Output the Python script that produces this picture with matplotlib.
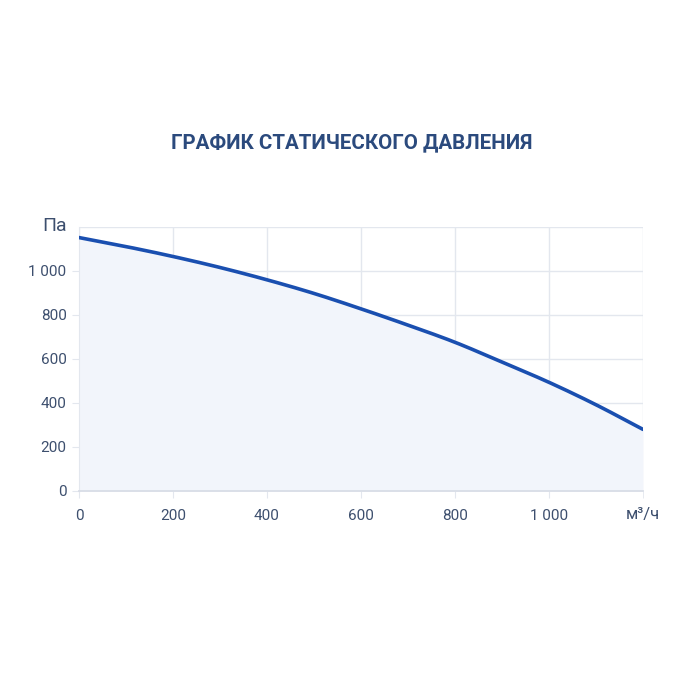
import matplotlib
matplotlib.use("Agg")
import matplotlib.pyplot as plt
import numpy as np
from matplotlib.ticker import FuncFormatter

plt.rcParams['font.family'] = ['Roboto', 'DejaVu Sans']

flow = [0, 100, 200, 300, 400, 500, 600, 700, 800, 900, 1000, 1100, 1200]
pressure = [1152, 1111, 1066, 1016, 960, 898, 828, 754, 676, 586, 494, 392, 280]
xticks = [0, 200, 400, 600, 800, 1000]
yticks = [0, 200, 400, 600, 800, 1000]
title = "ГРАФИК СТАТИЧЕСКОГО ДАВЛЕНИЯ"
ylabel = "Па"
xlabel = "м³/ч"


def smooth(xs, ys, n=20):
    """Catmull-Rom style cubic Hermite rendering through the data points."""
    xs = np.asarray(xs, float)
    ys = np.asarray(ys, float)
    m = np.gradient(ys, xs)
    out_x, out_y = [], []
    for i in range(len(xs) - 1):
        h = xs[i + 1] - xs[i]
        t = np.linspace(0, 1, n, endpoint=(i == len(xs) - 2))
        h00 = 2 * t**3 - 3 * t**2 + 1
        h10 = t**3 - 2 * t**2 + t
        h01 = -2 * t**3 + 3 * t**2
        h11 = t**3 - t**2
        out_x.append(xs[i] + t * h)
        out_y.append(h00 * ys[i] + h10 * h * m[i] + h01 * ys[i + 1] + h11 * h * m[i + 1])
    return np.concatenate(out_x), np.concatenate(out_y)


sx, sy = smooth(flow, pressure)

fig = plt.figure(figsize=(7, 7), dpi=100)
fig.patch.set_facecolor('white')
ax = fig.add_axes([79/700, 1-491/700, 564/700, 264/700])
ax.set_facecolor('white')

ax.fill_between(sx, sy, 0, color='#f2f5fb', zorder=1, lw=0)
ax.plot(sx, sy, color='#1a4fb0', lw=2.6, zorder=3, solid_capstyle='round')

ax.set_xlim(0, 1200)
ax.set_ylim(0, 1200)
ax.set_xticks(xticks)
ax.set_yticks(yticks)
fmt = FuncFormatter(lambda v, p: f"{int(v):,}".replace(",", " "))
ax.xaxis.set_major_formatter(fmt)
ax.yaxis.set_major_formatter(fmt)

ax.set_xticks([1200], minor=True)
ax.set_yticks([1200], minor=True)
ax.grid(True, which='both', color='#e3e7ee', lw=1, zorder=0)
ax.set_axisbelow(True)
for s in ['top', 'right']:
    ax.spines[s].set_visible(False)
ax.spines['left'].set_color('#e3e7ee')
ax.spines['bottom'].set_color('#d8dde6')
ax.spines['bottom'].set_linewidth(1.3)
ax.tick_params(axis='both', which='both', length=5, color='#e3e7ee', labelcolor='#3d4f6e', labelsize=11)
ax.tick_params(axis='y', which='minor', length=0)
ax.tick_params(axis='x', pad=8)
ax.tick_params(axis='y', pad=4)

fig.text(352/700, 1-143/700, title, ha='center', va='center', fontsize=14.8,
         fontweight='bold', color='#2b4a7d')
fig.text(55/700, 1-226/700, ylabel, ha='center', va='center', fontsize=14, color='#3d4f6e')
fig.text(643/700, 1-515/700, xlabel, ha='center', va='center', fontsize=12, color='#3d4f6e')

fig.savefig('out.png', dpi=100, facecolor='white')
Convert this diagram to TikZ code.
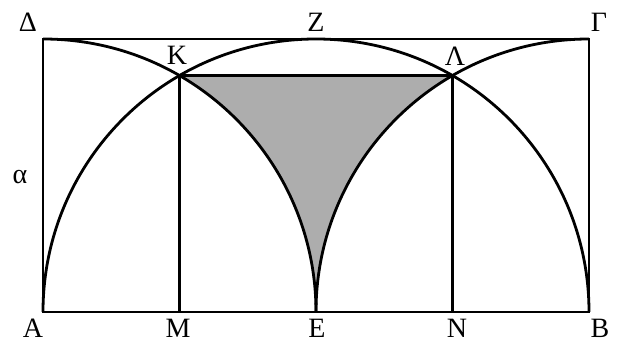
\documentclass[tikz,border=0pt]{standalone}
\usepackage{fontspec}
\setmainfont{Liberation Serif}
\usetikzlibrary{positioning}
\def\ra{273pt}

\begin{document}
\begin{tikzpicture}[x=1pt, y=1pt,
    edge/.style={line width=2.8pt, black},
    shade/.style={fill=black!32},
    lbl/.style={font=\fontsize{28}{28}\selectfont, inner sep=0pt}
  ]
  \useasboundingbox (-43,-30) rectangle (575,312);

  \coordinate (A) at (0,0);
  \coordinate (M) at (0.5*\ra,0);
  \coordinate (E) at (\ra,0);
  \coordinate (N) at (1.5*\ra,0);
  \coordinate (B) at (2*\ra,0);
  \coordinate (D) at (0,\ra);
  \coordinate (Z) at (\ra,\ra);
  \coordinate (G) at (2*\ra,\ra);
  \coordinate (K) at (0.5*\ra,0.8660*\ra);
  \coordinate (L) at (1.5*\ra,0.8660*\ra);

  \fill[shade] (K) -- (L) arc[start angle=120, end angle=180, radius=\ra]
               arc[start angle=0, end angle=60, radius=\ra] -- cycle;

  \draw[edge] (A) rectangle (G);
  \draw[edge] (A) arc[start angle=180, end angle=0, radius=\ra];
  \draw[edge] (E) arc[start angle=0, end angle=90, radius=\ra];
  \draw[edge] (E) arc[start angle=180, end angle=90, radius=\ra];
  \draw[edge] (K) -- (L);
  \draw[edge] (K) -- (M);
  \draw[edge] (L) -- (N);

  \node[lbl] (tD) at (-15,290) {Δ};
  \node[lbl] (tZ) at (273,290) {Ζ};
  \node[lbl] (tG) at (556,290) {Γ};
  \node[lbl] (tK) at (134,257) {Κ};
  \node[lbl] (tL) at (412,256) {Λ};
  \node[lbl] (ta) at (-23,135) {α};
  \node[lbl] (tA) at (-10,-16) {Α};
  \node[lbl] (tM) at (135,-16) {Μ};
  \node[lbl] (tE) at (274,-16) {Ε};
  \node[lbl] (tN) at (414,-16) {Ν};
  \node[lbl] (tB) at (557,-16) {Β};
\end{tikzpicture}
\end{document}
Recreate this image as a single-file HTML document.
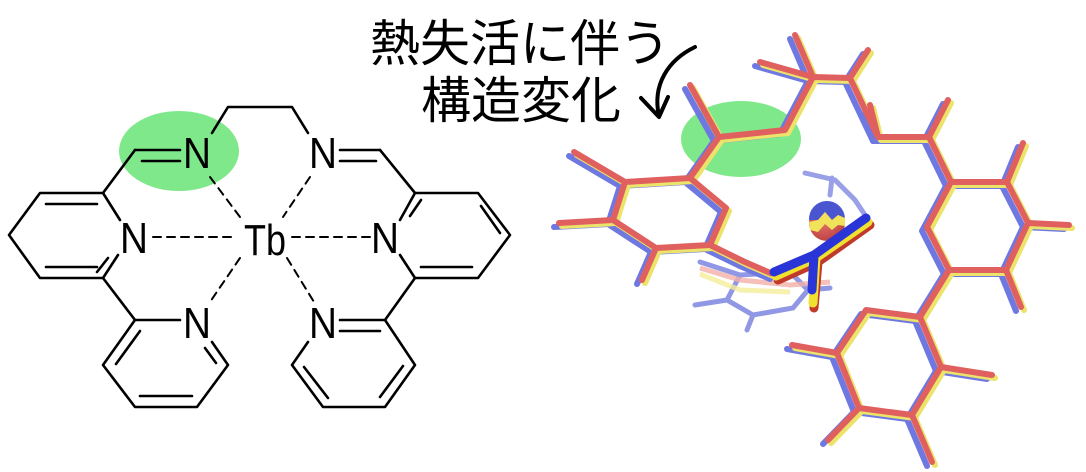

Goal of the exercise: Return, please, the exact lines from the beginning of the entries above through the line containing "plt.rcParams['font.family'] = ['Roboto', 'DejaVu", both included; pictures are left out.

Output:
Output the Python script that produces this picture with matplotlib.
import matplotlib
matplotlib.use("Agg")
import matplotlib.pyplot as plt
import numpy as np
from matplotlib.ticker import FuncFormatter

plt.rcParams['font.family'] = ['Roboto', 'DejaVu Sans']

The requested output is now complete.